On a continental scale, Coleman’s expansion into fibre manufacturing positions Nigeria as a critical supplier in Africa’s rapidly growing digital economy. As data centres multiply, cloud storage expands, and cross-border fibre projects connect African nations, the demand for high-quality cables continues to rise. Rather than importing from Asia or Europe, African countries can now source from Nigeria, shortening delivery timelines, cutting logistics costs, and building regional resilience. Coleman’s goal is not just to serve Nigeria or West Africa, but to make the country the continent’s go-to hub for fibre infrastructure, supporting the African Continental Free Trade Area (AfCFTA) vision of integrated economic development and intra-African trade.

The ripple effects of this achievement extend far beyond manufacturing. Local production of fibre-optic cables means new opportunities for technical education, skill development, and research partnerships. Coleman’s ongoing plans for backward integration including local production of copper, aluminium, and cable sheathing materials, ensure that the value chain remains rooted within Nigeria’s borders.

Of course, the road ahead will demand continued policy alignment, infrastructure reliability, and access to affordable financing.
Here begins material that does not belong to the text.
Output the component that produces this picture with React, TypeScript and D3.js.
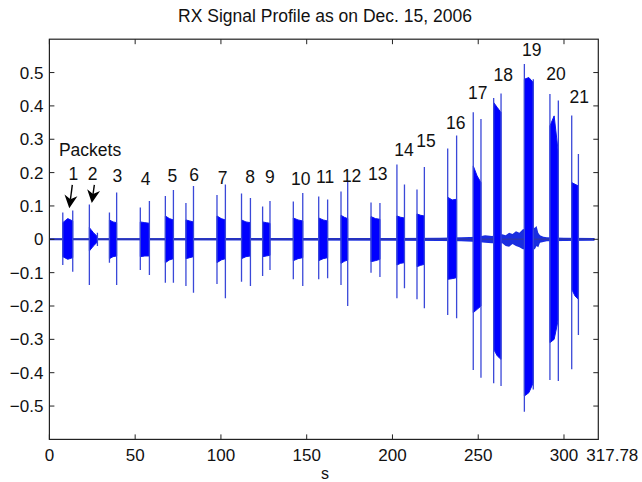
import React from 'react';
import * as d3 from 'd3';

// ---------- data ----------
const title = 'RX Signal Profile as on Dec. 15, 2006';
const xLabel = 's';
const xTicks = [0, 50, 100, 150, 200, 250, 300];
const xEndLabel = '317.78';
const yTicks = [-0.5, -0.4, -0.3, -0.2, -0.1, 0, 0.1, 0.2, 0.3, 0.4, 0.5];
const xDomain = [0, 320];
const yDomain = [-0.6, 0.6];
const signalEnd = 317.78;

// packets: start / end time (s)
const pktStart = [7.8, 23.3, 35.0, 53.0, 67.6, 79.6, 97.7, 112.0, 124.3, 142.2, 157.0, 170.0, 187.5, 202.6, 214.3, 232.2, 247.1, 259.0, 276.9, 291.8, 304.5];
const pktEnd = [13.6, 28.0, 39.2, 58.3, 72.3, 84.0, 102.6, 117.2, 128.6, 147.7, 162.2, 173.9, 192.7, 207.0, 218.6, 237.4, 251.6, 263.3, 282.1, 296.7, 308.4];
// leading spike (max / min)
const spikeAHi = [0.08, 0.104, 0.08, 0.095, 0.13, 0.109, 0.133, 0.137, 0.098, 0.113, 0.128, 0.143, 0.11, 0.224, 0.149, 0.272, 0.381, 0.424, 0.526, 0.436, 0.371];
const spikeALo = [-0.077, -0.137, -0.07, -0.092, -0.13, -0.14, -0.134, -0.127, -0.11, -0.12, -0.12, -0.137, -0.1, -0.177, -0.18, -0.227, -0.392, -0.432, -0.517, -0.422, -0.39];
// trailing spike (max / min)
const spikeBHi = [0.086, 0.02, 0.14, 0.115, 0.148, 0.16, 0.164, 0.124, 0.115, 0.139, 0.119, 0.172, 0.109, 0.164, 0.217, 0.311, 0.361, 0.437, 0.48, 0.416, 0.256];
const spikeBLo = [-0.097, -0.02, -0.137, -0.107, -0.13, -0.16, -0.177, -0.14, -0.092, -0.14, -0.117, -0.2, -0.113, -0.147, -0.207, -0.237, -0.415, -0.44, -0.45, -0.425, -0.287];
// packet body envelope at start / middle / end
const bodyHiA = [0.05, 0.035, 0.058, 0.052, 0.07, 0.058, 0.07, 0.058, 0.052, 0.064, 0.064, 0.072, 0.068, 0.07, 0.076, 0.126, 0.22, 0.41, 0.48, 0.34, 0.17];
const bodyHiM = [0.062, 0.02, 0.052, 0.05, 0.062, 0.055, 0.062, 0.052, 0.05, 0.058, 0.058, 0.066, 0.062, 0.066, 0.072, 0.118, 0.19, 0.395, 0.485, 0.37, 0.165];
const bodyHiB = [0.055, 0.008, 0.05, 0.048, 0.058, 0.052, 0.058, 0.05, 0.048, 0.055, 0.055, 0.062, 0.06, 0.064, 0.07, 0.12, 0.17, 0.38, 0.47, 0.26, 0.16];
const bodyLoA = [-0.052, -0.035, -0.058, -0.052, -0.07, -0.058, -0.07, -0.058, -0.052, -0.064, -0.064, -0.072, -0.067, -0.077, -0.082, -0.12, -0.22, -0.33, -0.47, -0.31, -0.15];
const bodyLoM = [-0.06, -0.02, -0.052, -0.05, -0.062, -0.055, -0.062, -0.052, -0.05, -0.058, -0.058, -0.066, -0.064, -0.072, -0.078, -0.118, -0.21, -0.35, -0.46, -0.3, -0.17];
const bodyLoB = [-0.055, -0.008, -0.05, -0.05, -0.058, -0.052, -0.058, -0.05, -0.048, -0.055, -0.055, -0.062, -0.06, -0.07, -0.075, -0.115, -0.2, -0.36, -0.43, -0.24, -0.18];

// baseline noise envelope
const noiseT = [0, 200, 228, 240, 250, 254, 258, 264, 266, 268, 270, 272, 274, 276, 283, 284, 285, 286, 288, 290, 300, 317.78];
const noiseHi = [0.003, 0.004, 0.005, 0.006, 0.008, 0.012, 0.01, 0.015, 0.012, 0.02, 0.016, 0.024, 0.02, 0.03, 0.035, 0.04, 0.02, 0.012, 0.008, 0.006, 0.005, 0.004];
const noiseLo = [-0.003, -0.004, -0.005, -0.006, -0.008, -0.01, -0.012, -0.012, -0.02, -0.022, -0.014, -0.02, -0.024, -0.03, -0.03, -0.02, -0.024, -0.01, -0.008, -0.006, -0.005, -0.004];

// packet number labels (label centre, data coords)
const pktLabels = ['1', '2', '3', '4', '5', '6', '7', '8', '9', '10', '11', '12', '13', '14', '15', '16', '17', '18', '19', '20', '21'];
const labelT = [13.9, 25.2, 39.6, 56.1, 71.7, 84.3, 101.0, 117.0, 128.6, 146.5, 160.7, 176.2, 191.4, 206.7, 219.6, 236.9, 249.7, 264.6, 281.2, 295.3, 308.9];
const labelV = [0.196, 0.196, 0.19, 0.183, 0.19, 0.195, 0.185, 0.187, 0.187, 0.183, 0.187, 0.19, 0.196, 0.268, 0.295, 0.35, 0.44, 0.495, 0.568, 0.498, 0.428];

const packetsText = 'Packets';
const packetsT = 23.7;
const packetsV = 0.268;

// arrows: tail -> tip (data coords)
const arrowTailT = [13.35, 26.2];
const arrowTailV = [0.163, 0.163];
const arrowTipT = [11.6, 24.7];
const arrowTipV = [0.093, 0.109];

// ---------- chart ----------
const W = 642;
const H = 482;
const FONT = '"Liberation Sans", Arial, Helvetica, sans-serif';

export default function App() {
  const x = d3.scaleLinear().domain(xDomain).range([49.4, 598.3]);
  const y = d3.scaleLinear().domain(yDomain).range([439.4, 39.2]);
  const [x0, x1] = x.range();
  const [yb, yt] = y.range();

  const noiseIdx = d3.range(noiseT.length);
  const noiseArea = d3
    .area<number>()
    .x((i) => x(noiseT[i]))
    .y0((i) => y(noiseLo[i]))
    .y1((i) => y(noiseHi[i]))(noiseIdx);

  const bodies = pktStart.map((s, i) => {
    const e = pktEnd[i];
    const m = (s + e) / 2;
    const p = d3.path();
    p.moveTo(x(s), y(bodyHiA[i]));
    p.lineTo(x(m), y(bodyHiM[i]));
    p.lineTo(x(e), y(bodyHiB[i]));
    p.lineTo(x(e), y(bodyLoB[i]));
    p.lineTo(x(m), y(bodyLoM[i]));
    p.lineTo(x(s), y(bodyLoA[i]));
    p.closePath();
    return p.toString();
  });

  const arrows = arrowTailT.map((tt, i) => {
    const ax = x(tt), ay = y(arrowTailV[i]);
    const bx = x(arrowTipT[i]), by = y(arrowTipV[i]);
    const dx = bx - ax, dy = by - ay;
    const len = Math.hypot(dx, dy);
    const ux = dx / len, uy = dy / len;
    const px = -uy, py = ux;
    const hl = 13, hw = 6.5, notch = 9;
    const head = [
      [bx, by],
      [bx - ux * hl + px * hw, by - uy * hl + py * hw],
      [bx - ux * notch, by - uy * notch],
      [bx - ux * hl - px * hw, by - uy * hl - py * hw],
    ];
    return { ax, ay, sx: bx - ux * notch, sy: by - uy * notch, head: head.map((q) => q.join(',')).join(' ') };
  });

  const fmt = (v: number) => (v === 0 ? '0' : (v < 0 ? '\u2212' : '') + d3.format('.1f')(Math.abs(v)));

  return (
    <svg width={W} height={H} style={{ position: 'absolute', left: 0, top: 0, background: '#fff' }} fontFamily={FONT}>
      <rect x={0} y={0} width={W} height={H} fill="#fff" />
      <text x={325} y={22} textAnchor="middle" fontSize={17.5} fill="#111">{title}</text>

      <clipPath id="plotclip">
        <rect x={x0} y={yt} width={x1 - x0} height={yb - yt} />
      </clipPath>

      <g clipPath="url(#plotclip)">
        <path d={noiseArea || ''} fill="#1a2ee0" />
        <line x1={x(0)} x2={x(signalEnd)} y1={y(0)} y2={y(0)} stroke="#2a35b0" strokeWidth={1.6} />
        {bodies.map((d, i) => (
          <path key={'b' + i} d={d} fill="#0000ff" stroke="#0a14f0" strokeWidth={1} />
        ))}
        {pktStart.map((s, i) => (
          <g key={'s' + i}>
            <line x1={x(s)} x2={x(s)} y1={y(spikeAHi[i])} y2={y(spikeALo[i])} stroke="#3a48d8" strokeWidth={1.3} />
            <line x1={x(pktEnd[i])} x2={x(pktEnd[i])} y1={y(spikeBHi[i])} y2={y(spikeBLo[i])} stroke="#3a48d8" strokeWidth={1.3} />
          </g>
        ))}
      </g>

      {/* axes box */}
      <rect x={x0} y={yt} width={x1 - x0} height={yb - yt} fill="none" stroke="#222" strokeWidth={1.2} />
      {xTicks.map((t) => (
        <g key={'xt' + t}>
          <line x1={x(t)} x2={x(t)} y1={yb} y2={yb - 5} stroke="#222" />
          <line x1={x(t)} x2={x(t)} y1={yt} y2={yt + 5} stroke="#222" />
          <text x={x(t)} y={yb + 22} textAnchor="middle" fontSize={17} fill="#111">{t}</text>
        </g>
      ))}
      <text x={x1 - 12} y={yb + 22} textAnchor="start" fontSize={17} fill="#111">{xEndLabel}</text>
      {yTicks.map((v) => (
        <g key={'yt' + v}>
          <line x1={x0} x2={x0 + 5} y1={y(v)} y2={y(v)} stroke="#222" />
          <line x1={x1} x2={x1 - 5} y1={y(v)} y2={y(v)} stroke="#222" />
          <text x={x0 - 6} y={y(v)} dy="0.36em" textAnchor="end" fontSize={17} fill="#111">{fmt(v)}</text>
        </g>
      ))}
      <text x={325} y={479} textAnchor="middle" fontSize={16} fill="#111">{xLabel}</text>

      {/* annotations */}
      <text x={x(packetsT)} y={y(packetsV)} dy="0.36em" textAnchor="middle" fontSize={17.5} fill="#111">{packetsText}</text>
      {pktLabels.map((l, i) => (
        <text key={'l' + i} x={x(labelT[i])} y={y(labelV[i])} dy="0.36em" textAnchor="middle" fontSize={17.5} fill="#111">{l}</text>
      ))}
      {arrows.map((a, i) => (
        <g key={'a' + i}>
          <line x1={a.ax} y1={a.ay} x2={a.sx} y2={a.sy} stroke="#000" strokeWidth={1.4} />
          <polygon points={a.head} fill="#000" />
        </g>
      ))}
    </svg>
  );
}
But Coleman’s progress over the past five decades from a small electrical wire producer to a regional industrial giant is proof that Nigerian manufacturing can compete on the global stage when vision, technology, and tenacity intersect.

As the lights of the new Sagamu factory gleam across Ogun State, they symbolize much more than machinery or metal. They represent a nation’s shift from dependency to self-reliance, from consumption to creation, and from importation to innovation. Coleman Technical Industries Limited has not only written a new chapter in its corporate journey; it has rewritten the story of African industrialization. In the quiet hum of its new production lines lies the promise of a digitally connected continent, one powered by Nigerian ingenuity and built for the future.